Compilation album by Cypress Hill
- Released: 2008
- Recorded: 1993–2003
- Genre: Hip-hop
- Length: 35:19
- Label: Sony Music 88697252692
- Producer: DJ Muggs

Cypress Hill chronology
| Super Hits (2008) | Collections (2008) | Strictly Hip Hop: The Best of Cypress Hill (2010) |

= Collections (Cypress Hill album) =

Collections is a compilation album by hip-hop group Cypress Hill. It was released in 2008 and forms part of Sony Music's budget Collections series.
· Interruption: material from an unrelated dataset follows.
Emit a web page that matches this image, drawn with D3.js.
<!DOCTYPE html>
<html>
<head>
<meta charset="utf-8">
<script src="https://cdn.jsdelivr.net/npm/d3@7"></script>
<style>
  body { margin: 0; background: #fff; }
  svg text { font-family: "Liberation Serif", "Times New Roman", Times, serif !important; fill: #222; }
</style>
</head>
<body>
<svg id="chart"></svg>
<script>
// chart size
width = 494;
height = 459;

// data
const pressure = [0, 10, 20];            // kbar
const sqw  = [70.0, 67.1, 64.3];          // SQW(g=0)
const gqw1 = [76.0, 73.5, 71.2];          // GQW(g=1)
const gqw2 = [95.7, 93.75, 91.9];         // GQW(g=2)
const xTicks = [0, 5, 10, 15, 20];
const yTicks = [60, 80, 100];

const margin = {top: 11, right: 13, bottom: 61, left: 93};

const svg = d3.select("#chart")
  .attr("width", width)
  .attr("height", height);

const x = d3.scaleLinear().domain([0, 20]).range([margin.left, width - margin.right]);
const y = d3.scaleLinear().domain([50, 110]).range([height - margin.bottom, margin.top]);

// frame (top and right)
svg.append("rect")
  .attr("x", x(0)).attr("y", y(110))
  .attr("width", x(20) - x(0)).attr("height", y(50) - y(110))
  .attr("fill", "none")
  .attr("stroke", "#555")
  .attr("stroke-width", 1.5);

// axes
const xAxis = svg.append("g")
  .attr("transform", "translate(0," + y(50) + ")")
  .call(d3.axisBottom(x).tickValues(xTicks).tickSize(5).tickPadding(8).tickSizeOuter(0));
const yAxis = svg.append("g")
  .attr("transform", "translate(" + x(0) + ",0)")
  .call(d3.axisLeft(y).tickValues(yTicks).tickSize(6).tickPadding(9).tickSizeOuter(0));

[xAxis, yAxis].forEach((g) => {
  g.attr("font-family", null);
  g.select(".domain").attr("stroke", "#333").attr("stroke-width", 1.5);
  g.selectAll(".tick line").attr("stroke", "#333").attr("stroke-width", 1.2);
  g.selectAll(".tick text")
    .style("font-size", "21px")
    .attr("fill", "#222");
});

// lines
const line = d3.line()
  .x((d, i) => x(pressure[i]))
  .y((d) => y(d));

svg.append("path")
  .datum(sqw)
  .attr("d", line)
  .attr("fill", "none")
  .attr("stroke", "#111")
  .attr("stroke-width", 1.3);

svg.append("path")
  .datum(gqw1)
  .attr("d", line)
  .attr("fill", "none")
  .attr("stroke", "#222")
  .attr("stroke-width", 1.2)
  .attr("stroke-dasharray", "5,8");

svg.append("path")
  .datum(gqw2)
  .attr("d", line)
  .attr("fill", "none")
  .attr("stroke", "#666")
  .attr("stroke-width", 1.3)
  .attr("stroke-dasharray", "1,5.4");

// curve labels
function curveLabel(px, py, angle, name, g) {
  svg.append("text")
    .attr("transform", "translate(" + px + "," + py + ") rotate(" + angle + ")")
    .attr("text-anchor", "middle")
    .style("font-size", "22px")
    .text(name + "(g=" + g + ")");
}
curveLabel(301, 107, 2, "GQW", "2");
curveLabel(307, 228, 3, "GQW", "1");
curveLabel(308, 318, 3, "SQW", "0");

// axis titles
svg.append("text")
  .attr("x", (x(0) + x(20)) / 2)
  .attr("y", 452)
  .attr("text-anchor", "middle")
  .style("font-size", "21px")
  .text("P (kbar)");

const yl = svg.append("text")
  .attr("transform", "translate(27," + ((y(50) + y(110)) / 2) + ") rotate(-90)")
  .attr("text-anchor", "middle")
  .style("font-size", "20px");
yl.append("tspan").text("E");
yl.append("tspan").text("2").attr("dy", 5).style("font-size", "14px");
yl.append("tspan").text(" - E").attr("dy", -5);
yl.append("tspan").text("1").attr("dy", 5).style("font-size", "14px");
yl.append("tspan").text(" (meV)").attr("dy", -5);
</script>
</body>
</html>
The album consists of singles and album tracks taken from Black Sunday, Cypress Hill III: Temples of Boom, Cypress Hill IV and Stoned Raiders.

== Track listing ==

Collections
| No. | Title | Length |
|---|---|---|
| 1. | "Insane in the Brain" | 3:30 |
| 2. | "Amplified" | 3:51 |
| 3. | "Legalize It" | 0:48 |
| 4. | "Throw Your Set in the Air" | 4:08 |
| 5. | "Illusions" | 4:30 |
| 6. | "Tequila Sunrise(*)" | 3:59 |
| 7. | "Boom Biddy Bye Bye" | 4:03 |
| 8. | "Memories" | 4:10 |
| 9. | "I Wanna Get High" | 2:56 |
| 10. | "Lick a Shot" | 3:24 |

==Notes==
(*) Although not credited as such, "Tequila Sunrise" was the 'Radio Edit' version.